Re: Access-List Suggestion

Ankur

Your answer looks logical and would be effective for traffic that depended on the router to forward it. But it ignores a basic reality in the original question. If there is a router interface with a primary subnet and a secondary subnet, then both subnets are in the same broadcast domain and any device in 172.23.55 could potentially ARP for any device in 172.24.55, receive a response and communicate directly without using the router at all.

Your answer is the best that we can do on the router, but we need to recognize that it is quite possible that the end stations may communicate directly without needing the router at all. And therefore the router may not be capable of preventing communication between 172.23.55 and 172.24.55.

If the question had asked about 2 subnets on different VLANs and the router were trunking, then an access list solution could be effective, but with secondary addressing the router may or may not be able to control this traffic.

HTH

Rick

Cisco Employee

Re: Access-List Suggestion

Hi Rick,

I believe when there are 2 hosts in different subnet though they are in same vlan and when anyone of them initiate a ping to another one because my client knows that request is for someone on other subnet , it will initiate an arp request for gateway address and gateway will respond with its mac and it will always hit router first.

So I tried the same setup in my test bed and captured the traffic and checked that any ping request is hitting my router first with destination mac address as my router interface mac address.

Regards,

Ankur

Hall of Fame Super Silver

Re: Access-List Suggestion

Ankur

I think that there are at least 2 aspects of this to consider:

- whether the end station will ARP for other destinations depends a bit on the IP stack that it is running and on how the end station is configured. Some end stations will not ARP but some may ARP.

- if the router receives a packet on an interface and forwards the packet back out the same interface, the IOS will generate a redirect to the originating device (you may disable this but it is enabled by default). If the originating device receives a redirect it may then use this information and communicate directly.

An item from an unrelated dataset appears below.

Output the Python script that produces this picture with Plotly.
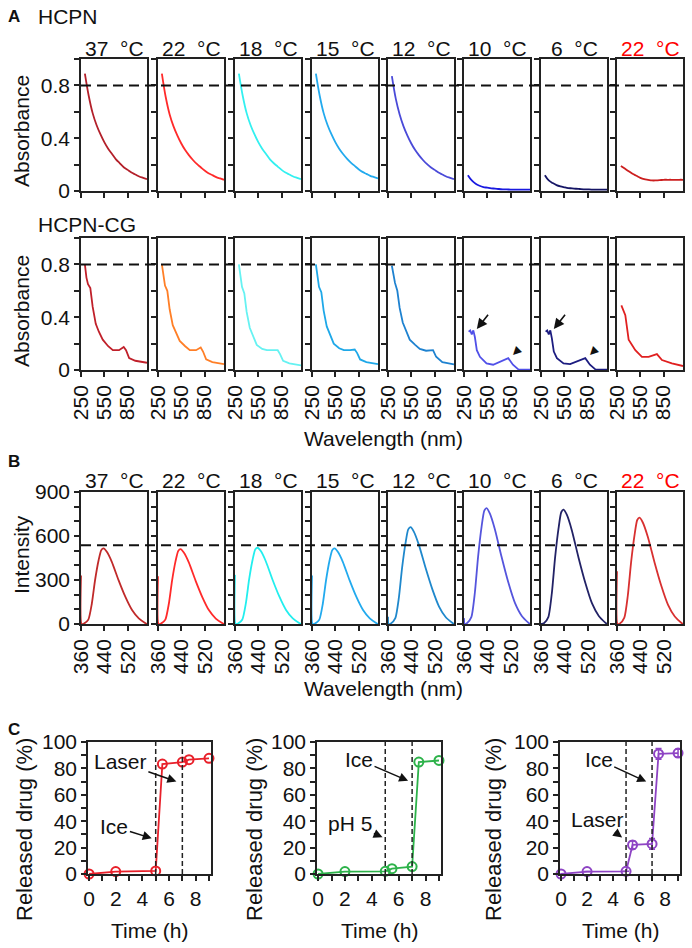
import plotly.graph_objects as go

W, H = 692, 948
FONT = "Arial, Liberation Sans, sans-serif"
FS = 21

# ---- data ----
temps = ["37", "22", "18", "15", "12", "10", "6", "22"]

# Panel A, HCPN (top row)
wl_hcpn = [300, 350, 400, 450, 500, 550, 600, 650, 700, 750, 800, 850, 900, 950, 1000, 1050, 1100]
abs_hcpn = [
    [0.89, 0.72, 0.59, 0.50, 0.43, 0.37, 0.32, 0.28, 0.24, 0.21, 0.18, 0.16, 0.14, 0.125, 0.11, 0.10, 0.09],
    [0.89, 0.71, 0.58, 0.49, 0.42, 0.36, 0.31, 0.27, 0.235, 0.205, 0.18, 0.155, 0.135, 0.12, 0.105, 0.095, 0.085],
    [0.89, 0.72, 0.59, 0.50, 0.43, 0.37, 0.32, 0.28, 0.24, 0.21, 0.185, 0.16, 0.14, 0.125, 0.11, 0.10, 0.09],
    [0.89, 0.72, 0.59, 0.50, 0.43, 0.37, 0.32, 0.28, 0.245, 0.215, 0.19, 0.165, 0.145, 0.13, 0.115, 0.105, 0.095],
    [0.87, 0.70, 0.58, 0.49, 0.42, 0.36, 0.31, 0.27, 0.235, 0.205, 0.18, 0.16, 0.14, 0.125, 0.11, 0.10, 0.09],
    [0.12, 0.08, 0.055, 0.04, 0.03, 0.025, 0.02, 0.018, 0.015, 0.013, 0.012, 0.011, 0.01, 0.01, 0.01, 0.01, 0.01],
    [0.12, 0.08, 0.06, 0.045, 0.035, 0.028, 0.022, 0.02, 0.017, 0.015, 0.013, 0.012, 0.011, 0.011, 0.01, 0.01, 0.01],
    [0.19, 0.17, 0.15, 0.13, 0.115, 0.10, 0.09, 0.085, 0.08, 0.08, 0.082, 0.085, 0.085, 0.085, 0.084, 0.085, 0.085],
]
col_hcpn = ["#B3202A", "#FF2A2A", "#33F0F0", "#22AAEE", "#4A4AD8", "#1A1AE0", "#151565", "#CC1F1F"]

# Panel A, HCPN-CG (bottom row)
wl_cg = [300, 320, 340, 370, 400, 440, 480, 530, 600, 660, 740, 800, 830, 870, 950, 1100]
abs_cg = {
    0: [0.80, 0.70, 0.65, 0.62, 0.48, 0.35, 0.29, 0.23, 0.18, 0.15, 0.15, 0.175, 0.15, 0.09, 0.07, 0.055],
    1: [0.80, 0.70, 0.64, 0.60, 0.46, 0.34, 0.28, 0.22, 0.18, 0.15, 0.15, 0.17, 0.14, 0.08, 0.06, 0.045],
    2: [0.80, 0.70, 0.63, 0.58, 0.44, 0.32, 0.26, 0.19, 0.16, 0.15, 0.15, 0.15, 0.12, 0.07, 0.05, 0.035],
    3: [0.80, 0.70, 0.63, 0.59, 0.45, 0.33, 0.27, 0.20, 0.165, 0.15, 0.15, 0.155, 0.13, 0.08, 0.06, 0.045],
    4: [0.79, 0.72, 0.66, 0.60, 0.47, 0.36, 0.30, 0.23, 0.19, 0.16, 0.146, 0.146, 0.15, 0.10, 0.06, 0.043],
}
wl_cg_cold = [310, 330, 350, 370, 390, 415, 455, 540, 625, 710, 820, 880, 950, 1100]
abs_cg_10 = [0.29, 0.30, 0.27, 0.30, 0.25, 0.15, 0.10, 0.05, 0.04, 0.06, 0.09, 0.04, 0.005, 0.003]
abs_cg_6 = [0.29, 0.30, 0.27, 0.30, 0.24, 0.14, 0.09, 0.05, 0.045, 0.065, 0.09, 0.04, 0.005, 0.003]
wl_cg_rewarm = [306, 336, 357, 400, 486, 571, 657, 764, 829, 957, 1086, 1100]
abs_cg_rewarm = [0.49, 0.44, 0.415, 0.23, 0.15, 0.10, 0.10, 0.12, 0.075, 0.05, 0.03, 0.03]
col_cg = ["#C0202A", "#FF7F27", "#66F2F2", "#1EA8E8", "#1E82D0", "#5050E8", "#1C1C80", "#E02020"]

# Panel B, fluorescence
wl_fl = [360, 362, 370, 385, 397, 408, 420, 429, 437, 448, 465, 488, 511, 534, 557, 580, 585]
fl = [
    [330, 0, 3, 30, 140, 300, 435, 503, 515, 492, 424, 299, 186, 95, 38, 5, 0],
    [325, 0, 3, 30, 138, 296, 430, 498, 510, 487, 420, 296, 184, 93, 37, 5, 0],
    [335, 0, 3, 31, 141, 302, 438, 508, 520, 497, 428, 302, 188, 96, 38, 5, 0],
    [330, 0, 3, 30, 140, 300, 435, 503, 515, 492, 424, 299, 186, 95, 38, 5, 0],
    [50, 0, 4, 40, 178, 383, 555, 645, 660, 630, 541, 383, 238, 119, 46, 7, 0],
    [40, 0, 5, 47, 213, 458, 664, 772, 790, 754, 648, 458, 284, 142, 55, 8, 0],
    [0, 0, 5, 47, 211, 452, 655, 762, 780, 745, 640, 452, 281, 140, 55, 8, 0],
    [360, 0, 4, 44, 196, 420, 609, 709, 725, 692, 595, 420, 261, 131, 51, 7, 0],
]
col_fl = ["#C02A2A", "#FF2A2A", "#22EEEE", "#22AAEE", "#1F88CC", "#5555DD", "#222266", "#D83030"]

# Panel C, drug release
time_h = [0, 2, 5, 5.5, 7, 7.5, 9]
rel_ice_laser = [0, 1.8, 2.3, 83.3, 84.8, 86.6, 87.6]
rel_ph_ice = [0, 1.8, 2, 4, 5.6, 84.8, 86]
rel_laser_ice = [0, 1.8, 2, 22, 22.8, 91, 91.6]
err_laser_ice = [0, 0, 0, 3, 4, 4, 3]
col_c = ["#E8202A", "#2DB24A", "#8E44C4"]

# ---- layout helpers ----
col_left = [81, 158, 235, 312, 388, 464, 541, 617]
col_w = 66
rows = {"a1": (59, 191), "a2": (238, 370), "b": (492, 624)}
c_boxes = [(88, 211), (317, 441), (560, 680)]
c_rows = (742, 874)

fig = go.Figure()
layout = {}
ann = []
shapes = []
axis_line = dict(showline=True, linecolor="#222", linewidth=1.5, mirror=True, automargin=False,
                 ticks="outside", ticklen=5, tickwidth=1.5, tickcolor="#222",
                 showgrid=False, zeroline=False,
                 tickfont=dict(family=FONT, size=FS, color="#111"))
n = [0]


def add_axes(x0, x1, y0, y1, xopt, yopt):
    n[0] += 1
    k = n[0]
    xa = dict(axis_line, domain=[x0 / W, x1 / W], anchor="y%d" % k, **xopt)
    ya = dict(axis_line, domain=[1 - y1 / H, 1 - y0 / H], anchor="x%d" % k, **yopt)
    layout["xaxis%d" % k] = xa
    layout["yaxis%d" % k] = ya
    return "x%d" % k, "y%d" % k


def txt(x, y, s, size=FS, color="#111", angle=0, bold=False, xanchor="center"):
    ann.append(dict(x=x / W, y=1 - y / H, xref="paper", yref="paper", text="<b>%s</b>" % s if bold else s,
                    showarrow=False, textangle=angle, xanchor=xanchor, yanchor="middle",
                    font=dict(family=FONT, size=size, color=color)))


abs_y = dict(range=[0, 1.0], tickvals=[0, 0.2, 0.4, 0.6, 0.8, 1.0],
             ticktext=["0", "", "0.4", "", "0.8", ""])
fl_y = dict(range=[0, 900], tickvals=[0, 100, 200, 300, 400, 500, 600, 700, 800, 900],
            ticktext=["0", "", "", "300", "", "", "600", "", "", "900"])

# Panel A top row
first = {}
for i in range(8):
    xl = col_left[i]
    xa, ya = add_axes(xl, xl + col_w, *rows["a1"],
                      dict(range=[250, 1100], tickvals=[250, 550, 850], showticklabels=False),
                      dict(abs_y, showticklabels=(i == 0)))
    if i == 0:
        first["a1"] = ya
    fig.add_trace(go.Scatter(x=wl_hcpn, y=abs_hcpn[i], xaxis=xa, yaxis=ya, mode="lines",
                             line=dict(color=col_hcpn[i], width=1.8, shape="spline"), showlegend=False))
    txt(xl + col_w / 2, 48, temps[i] + "\u00a0\u00a0°C", color="#FF0000" if i == 7 else "#111")

# Panel A bottom row
for i in range(8):
    xl = col_left[i]
    xa, ya = add_axes(xl, xl + col_w, *rows["a2"],
                      dict(range=[250, 1100], tickvals=[250, 550, 850], tickangle=-90),
                      dict(abs_y, showticklabels=(i == 0)))
    if i == 0:
        first["a2"] = ya
    if i < 5:
        xs, ys = wl_cg, abs_cg[i]
    elif i == 5:
        xs, ys = wl_cg_cold, abs_cg_10
    elif i == 6:
        xs, ys = wl_cg_cold, abs_cg_6
    else:
        xs, ys = wl_cg_rewarm, abs_cg_rewarm
    fig.add_trace(go.Scatter(x=xs, y=ys, xaxis=xa, yaxis=ya, mode="lines",
                             line=dict(color=col_cg[i], width=1.8), showlegend=False))
    if i in (5, 6):
        ann.append(dict(x=415, y=0.31, ax=575, ay=0.43, xref=xa, yref=ya, axref=xa, ayref=ya,
                        text="", showarrow=True, arrowhead=2, arrowsize=1.3, arrowwidth=1.6,
                        arrowcolor="#111"))
        # small arrowhead pointing at the NIR band
        ann.append(dict(x=905, y=0.135, xref=xa, yref=ya, text="\u25B2", showarrow=False,
                        textangle=-135, font=dict(family="DejaVu Sans", size=11, color="#111")))

# Panel B
for i in range(8):
    xl = col_left[i]
    xa, ya = add_axes(xl, xl + col_w, *rows["b"],
                      dict(range=[360, 585], tickvals=[360, 440, 520], tickangle=-90),
                      dict(fl_y, showticklabels=(i == 0)))
    if i == 0:
        first["b"] = ya
    fig.add_trace(go.Scatter(x=wl_fl, y=fl[i], xaxis=xa, yaxis=ya, mode="lines",
                             line=dict(color=col_fl[i], width=1.8, shape="spline", smoothing=0.6),
                             showlegend=False))
    txt(xl + col_w / 2, 481, temps[i] + "\u00a0\u00a0°C", color="#FF0000" if i == 7 else "#111")

# dashed reference lines across rows
for key, yv in (("a1", 0.8), ("a2", 0.8), ("b", 537)):
    shapes.append(dict(type="line", xref="paper", yref=first[key], x0=col_left[0] / W,
                       x1=(col_left[-1] + col_w) / W, y0=yv, y1=yv,
                       line=dict(color="#111", width=2, dash="10px,6px")))

# Panel C
c_series = [rel_ice_laser, rel_ph_ice, rel_laser_ice]
c_notes = [
    [("Laser", 2.35, 85, 6.55, 70), ("Ice", 1.9, 36, 4.7, 27)],
    [("Ice", 3.05, 86.6, 6.7, 70.6), ("pH 5", 2.4, 38.5, 4.8, 27.8)],
    [("Ice", 2.9, 86.6, 6.55, 70), ("Laser", 2.8, 41.5, 4.7, 27.6)],
]
for j in range(3):
    x0, x1 = c_boxes[j]
    xa, ya = add_axes(x0, x1, *c_rows,
                      dict(range=[-0.08, 9.15], tickvals=[0, 2, 4, 6, 8],
                           minor=dict(dtick=1, tick0=0, ticks="outside", ticklen=5, tickwidth=1.5, tickcolor="#222")),
                      dict(range=[0, 100], tickvals=[0, 20, 40, 60, 80, 100],
                           minor=dict(dtick=10, tick0=0, ticks="outside", ticklen=5, tickwidth=1.5, tickcolor="#222")))
    err = dict(type="data", array=err_laser_ice, color=col_c[j], thickness=1.5, width=3) if j == 2 else None
    fig.add_trace(go.Scatter(x=time_h, y=c_series[j], xaxis=xa, yaxis=ya, mode="lines+markers",
                             line=dict(color=col_c[j], width=1.8), error_y=err, cliponaxis=False,
                             marker=dict(symbol="circle-open", size=9, line=dict(width=2, color=col_c[j])),
                             showlegend=False))
    for xv in (5, 7):
        shapes.append(dict(type="line", xref=xa, yref=ya + " domain", x0=xv, x1=xv, y0=0, y1=1,
                           line=dict(color="#222", width=1.5, dash="5px,3px")))
    for label, tx, ty, hx, hy in c_notes[j]:
        ann.append(dict(x=hx, y=hy, ax=tx, ay=ty, xref=xa, yref=ya, axref=xa, ayref=ya,
                        text=label, showarrow=True, arrowhead=2, arrowsize=1.2, arrowwidth=1.5,
                        arrowcolor="#111", font=dict(family=FONT, size=FS, color="#111")))
    txt((x0 + x1) / 2, 930, "Time (h)")

for xc in (24, 254, 493):
    txt(xc, 830, "Released drug (%)", size=22, angle=-90)

# axis titles and panel labels
txt(21, 131, "Absorbance", angle=-90)
txt(21, 311, "Absorbance", angle=-90)
txt(21, 555, "Intensity", angle=-90)
txt(383, 438, "Wavelength (nm)")
txt(383, 688, "Wavelength (nm)")
txt(14, 16, "A", size=17, bold=True)
txt(36, 17, "HCPN", xanchor="left")
txt(36, 225, "HCPN-CG", xanchor="left")
txt(14, 462, "B", size=17, bold=True)
txt(14, 729, "C", size=17, bold=True)

fig.update_layout(width=W, height=H, margin=dict(l=0, r=0, t=0, b=0),
                  paper_bgcolor="white", plot_bgcolor="white",
                  annotations=ann, shapes=shapes, **layout)
fig.write_html("out.html", config={"displayModeBar": False},
               post_script="document.body.style.margin='0';")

I believe that the bottom line is that the router MAY be able to control traffic between the subnets but it also may not be able to control. You certainly can not say that the router WILL control traffic between subnets. I believe that any design which has a requirement to control traffic between 2 subnets or networks and then puts both subnets into the same VLAN is a poor design and puts itself into a situation where its requirements may not be fully achieved.

HTH

Rick

New Member

Re: Access-List Suggestion

I have some more output's, for ur analysis and conclusions, since i have perform a tests with the given ACL.

Rt#ping

Protocol [ip]:

Target IP address: 172.24.74.254

Repeat count [5]:

Datagram size [100]:

Timeout in seconds [2]:

Extended commands [n]: y

Source address or interface: 172.23.74.254

Type of service [0]:

Set DF bit in IP header? [no]:

Validate reply data? [no]:

Data pattern [0xABCD]:

Loose, Strict, Record, Timestamp, Verbose[none]:

Sweep range of sizes [n]:

Type escape sequence to abort.

Sending 5, 100-byte ICMP Echos to 172.24.74.254, timeout is 2 seconds:

Packet sent with a source address of 172.23.74.254

U.U.U

*Oct 8 04:10:22.867: %SEC-6-IPACCESSLOGDP: list 101 denied icmp 172.23.74.254 -> 172.24.74.254 (0/0), 1 packet

Success rate is 0 percent (0/5)

Rt#ping

Protocol [ip]:

Target IP address: 172.23.74.254

Repeat count [5]:

Datagram size [100]:

Timeout in seconds [2]:

Extended commands [n]: y

Source address or interface: 172.24.74.254

Type of service [0]:

Set DF bit in IP header? [no]:

Validate reply data? [no]:

Data pattern [0xABCD]:

Loose, Strict, Record, Timestamp, Verbose[none]:

Sweep range of sizes [n]:

Type escape sequence to abort.

Sending 5, 100-byte ICMP Echos to 172.23.74.254, timeout is 2 seconds:

Packet sent with a source address of 172.24.74.254

.....

*Oct 8 04:10:44.611: %SEC-6-IPACCESSLOGDP: list 101 denied icmp 172.24.74.254 -> 172.23.74.254 (0/0), 1 packet

Success rate is 0 percent (0/5)

Rt#

Now i can see that the acl works fine, but why im getting "U"nreachable in one way and not in the other ?

*****

Sy, i had editted this message for better understanding, and included a log in each acl sentence.